Controlling Grubs in North American Lawns

Did you know that white grubs could be considered one of the most damaging turf insects in the United States? That's right, grubs are one of the single-worst insects that can do damage to your lawn's health. One of the reasons they are one of the hardest insects to treat is due to their many stages of life they cycle through, and how quickly they are able to reproduce and go into hiding.
If you're new to lawn management or just unfamiliar with the species, we put together this guide to help explain why they are here, how to spot them, and what you can do to treat them.

What are Grubs?

Before we jump right into grub removal and treatment, its important to understand what grubs are and their lifecycles. Grubs are the juvenile larval form of Japanese beetles.
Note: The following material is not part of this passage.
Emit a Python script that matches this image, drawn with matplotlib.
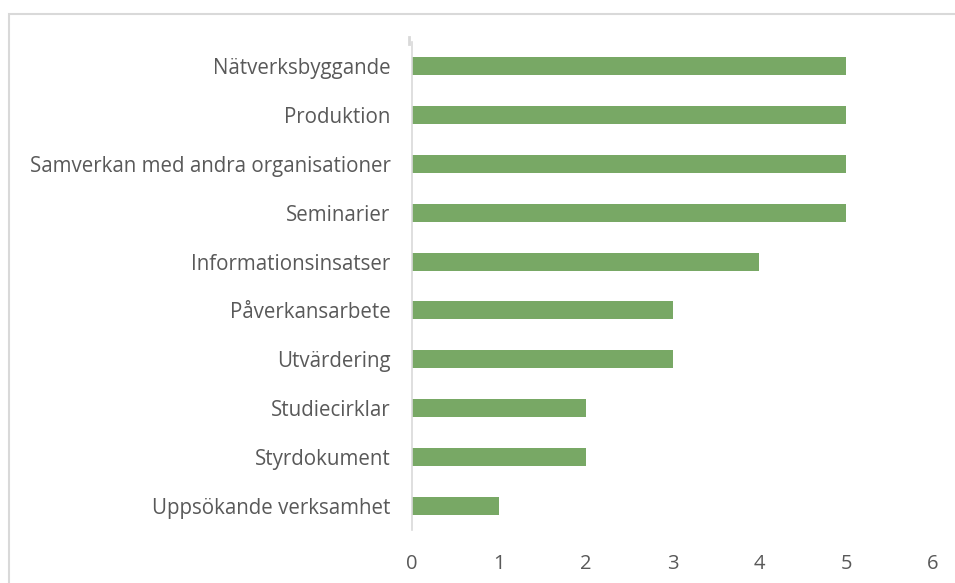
import matplotlib.pyplot as plt
from matplotlib.patches import Rectangle
from matplotlib.lines import Line2D

# Data (bottom to top as drawn)
categories = [
    "Uppsökande verksamhet",
    "Styrdokument",
    "Studiecirklar",
    "Utvärdering",
    "Påverkansarbete",
    "Informationsinsatser",
    "Seminarier",
    "Samverkan med andra organisationer",
    "Produktion",
    "Nätverksbyggande",
]
values = [1, 2, 2, 3, 3, 4, 5, 5, 5, 5]
xticks = [0, 1, 2, 3, 4, 5, 6]

plt.rcParams['font.family'] = ['Open Sans', 'DejaVu Sans']

fig = plt.figure(figsize=(9.55, 5.83), dpi=100)
ax = fig.add_axes([0.4314, 0.0909, 0.5456, 0.837])

# chart frame, cut off at right and bottom like the original
fig.patches.append(Rectangle((8.5 / 955, -0.1), 1.1, (583 - 13.5) / 583 + 0.1,
                             transform=fig.transFigure, fill=False,
                             edgecolor='#d9d9d9', linewidth=1.5))
# small stub above the axis
fig.lines.append(Line2D([408.5 / 955, 408.5 / 955], [1 - 37 / 583, 1 - 44 / 583],
                        transform=fig.transFigure, color='#d9d9d9', linewidth=2))

ax.barh(range(len(categories)), values, height=0.37, color='#78a865')
ax.set_xlim(0, 6)
ax.set_ylim(-0.5, len(categories) - 0.5)
ax.set_xticks(xticks)
ax.set_yticks(range(len(categories)))
ax.set_yticklabels(categories)

for s in ['top', 'right', 'bottom']:
    ax.spines[s].set_visible(False)
ax.spines['left'].set_color('#d9d9d9')
ax.spines['left'].set_linewidth(1.2)

ax.tick_params(axis='both', length=0, colors='#595959')
ax.tick_params(axis='x', pad=17, labelsize=14.5)
ax.tick_params(axis='y', pad=15.5, labelsize=14.8)

fig.savefig('out.png', dpi=100)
As their name suggests, Japanese beetles did not originate in North America; they were accidentally introduced into the continent in the early 1900s.

In Japan, these beetles had natural predators that kept them from causing too much damage, but here they lack predators to prevent them from becoming pests. White Grubs spend most of the year deep in the soil, until they hatch and begin feeding on roots and other nutrients.

June will be their most visible stage, as it is typically when they enter their "pupae stage." There will only be a few weeks for the grubs to fully transform into beetles and lay their eggs once again. 

How to Spot Grub Damage

Grubs will stay tucked away in the deeper areas of the soil until the ground begins to really warm up in the late springtime. Over time, their presence in your soil and root structure can cause visible damage to your lawn that will leave you with unsightly bare spots.
One of the most obvious ways to tell if your lawn has grubs is if you see them. They are typically an off-white color, ranging from 3/8th's of an inch to 2 inches long.

If you are already noticing spots in your lawn that are bare or even a little spongey, this can be one of the signs of grub presence underneath the soil. Grubs are also a prime choice of food for critters and even birds, so if you are noticing an abundance of critter presence in a certain area of your lawn, this can be a sign as well. 

Treating Grubs

If they are there, grubs will start to make their presence known in early to late springtime, depending on the soil temperature. One of the most common approaches to grub treatment is the use of a preventative grub control product to prevent any eggs from hatching. This will lower the amount of grubs that turn up each lifecycle.

Its especially important to be proactive when treating grubs, since a healthy lawn with more green space will host more grubs than one with less greenery or more bare spots.